As a college music student, it always seemed that everything I was doing was preparatory. Every act of performance or composition was in some sense undertaken less for its own sake than as an exercise aimed at sharpening my abilities, or perhaps as a barometer of where those abilities stood at the time. Just over two years removed from my last school-related activities, I find myself suddenly overtaken by frustration at how little of value (even to me) I have produced up to this point, as well as the realization that this has occurred largely because the focus has always been disproportionately on preparation rather than actual production.
There are a handful of recordings and scores that I'm very proud of, but in large part, all of those great things that my early accomplishments supposedly foreshadowed have yet to materialize.
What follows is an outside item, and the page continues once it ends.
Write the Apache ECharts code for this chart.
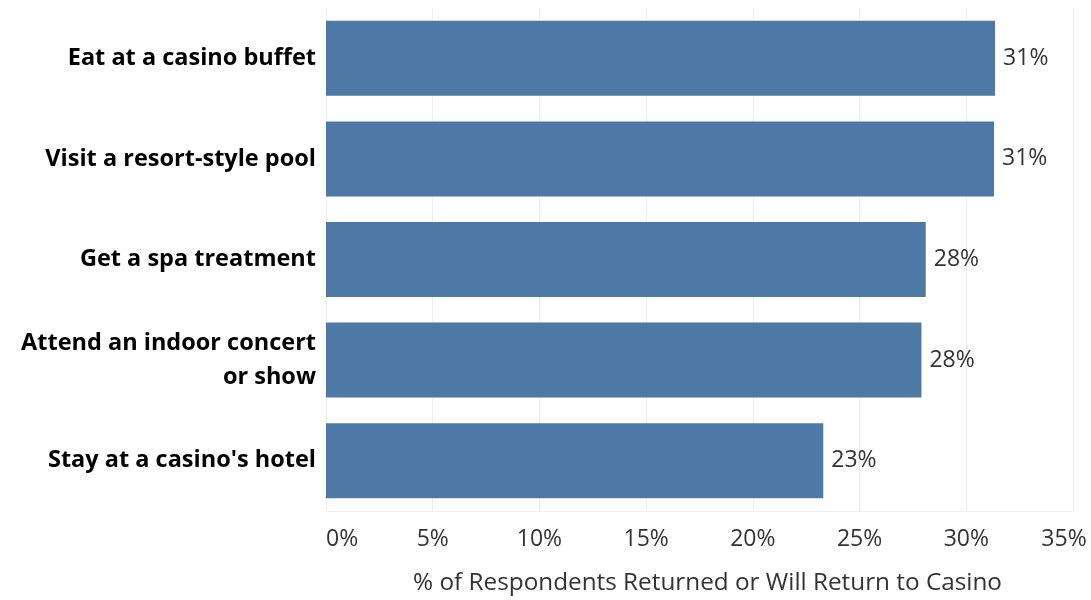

All of this has allowed me to confirm that the greatest challenge in making the transition to the "real world" is not economic, but artistic and philosophical: how does one go from constant preparation to consummating that preparation in the form of tangible musical products (i.e. performances, recordings, and scores)?
Preparation is hard work physically, but mentally and emotionally, it's comparatively easy as long as it is always directed at something abstract and years in the future. In an academic setting, there is also lots of direction, coaxing, and pressure coming from without as well as within. Now, however, I am feeling pressure (from myself rather than from others) to deliver the goods in a timely fashion.
I was, of course, always frustrated with the fact that school involved so much preparation and so little resolution of that preparation. I was scared off (perhaps, it now seems, for good) from taking composition lessons when a professor I approached told me that he had stopped composing altogether as an undergraduate while studying theory. Privately, I reacted very strongly against this: "To stop composing now," I though to myself, "would merely diminish my total output." Big-headed and naive? Absolutely...but I was right. I wrote several worthy pieces during this time, and they're almost everything I have to hang my hat on at this point.
Since there are only so many hours in the day, more producing equates directly to less preparing, and hence, it's too easy to feel that there's another big-headed, naive assumption behind this decision also (i.e. as if I was done learning for good). I've made up my mind, though, for better or worse, that it's time to throw down. I'm not getting any younger, and it would be a shame to waste all of that hard work.